Linear Power System Modeling and Analysis Across Wide Operating Ranges: A Hierarchical Neural State-Space Equation Approach
Abstract
As modern power systems exhibit increasingly high-dimensional, nonlinear, and uncertain characteristics, the applicability of classical linear state-space methods is severely challenged. Existing paradigms struggle to reconcile the analytical transparency of physics-based models with the continuous nonlinear generalization of AI. To address this, the Hierarchical Neural State-Space Equation (HNSSE) framework is proposed. At the component level, the formulated Neural State-Space Equation (NSSE) extends neural ordinary differential equations (NODEs) to learn continuous dynamic manifolds across varying conditions while strictly preserving local analytical transparency. At the system level, a hierarchical architecture analytically fuses components via network constraints, constructing an interaction-consistent global NODE while circumventing the curse of dimensionality.

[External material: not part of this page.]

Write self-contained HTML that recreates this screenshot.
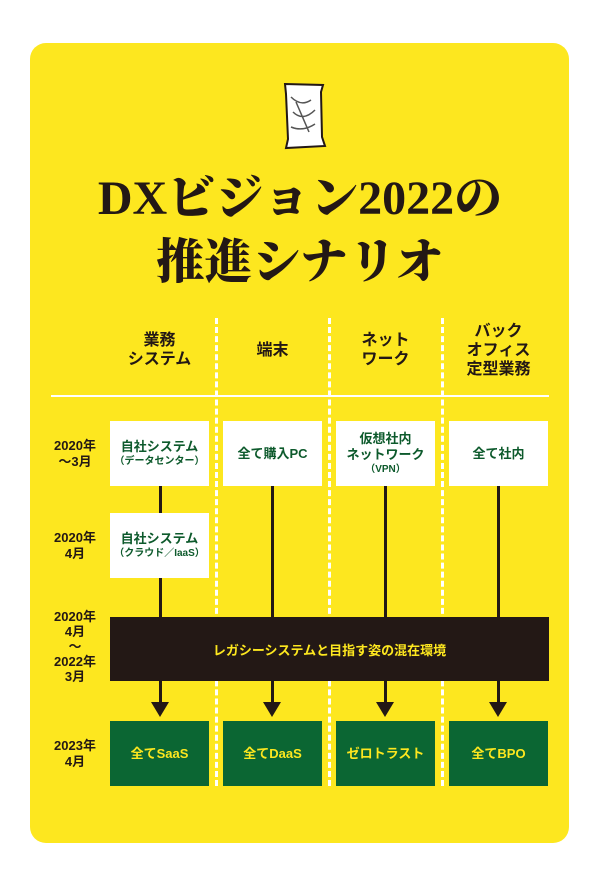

To ensure robust convergence under noisy measurements, a training strategy synergizing spatiotemporal slicing, physics-informed curriculum learning, and Expectation-Maximization-based refinement is established. Validation on the large-scale Guangdong Power Grid demonstrates the framework's remarkable performance in interpretable state-space reconstruction, high-fidelity trajectory prediction, continuous stability perception, and noise robustness. Comprehensive comparisons substantiate HNSSE's superiority as a unified, interpretable paradigm for complex power system modeling.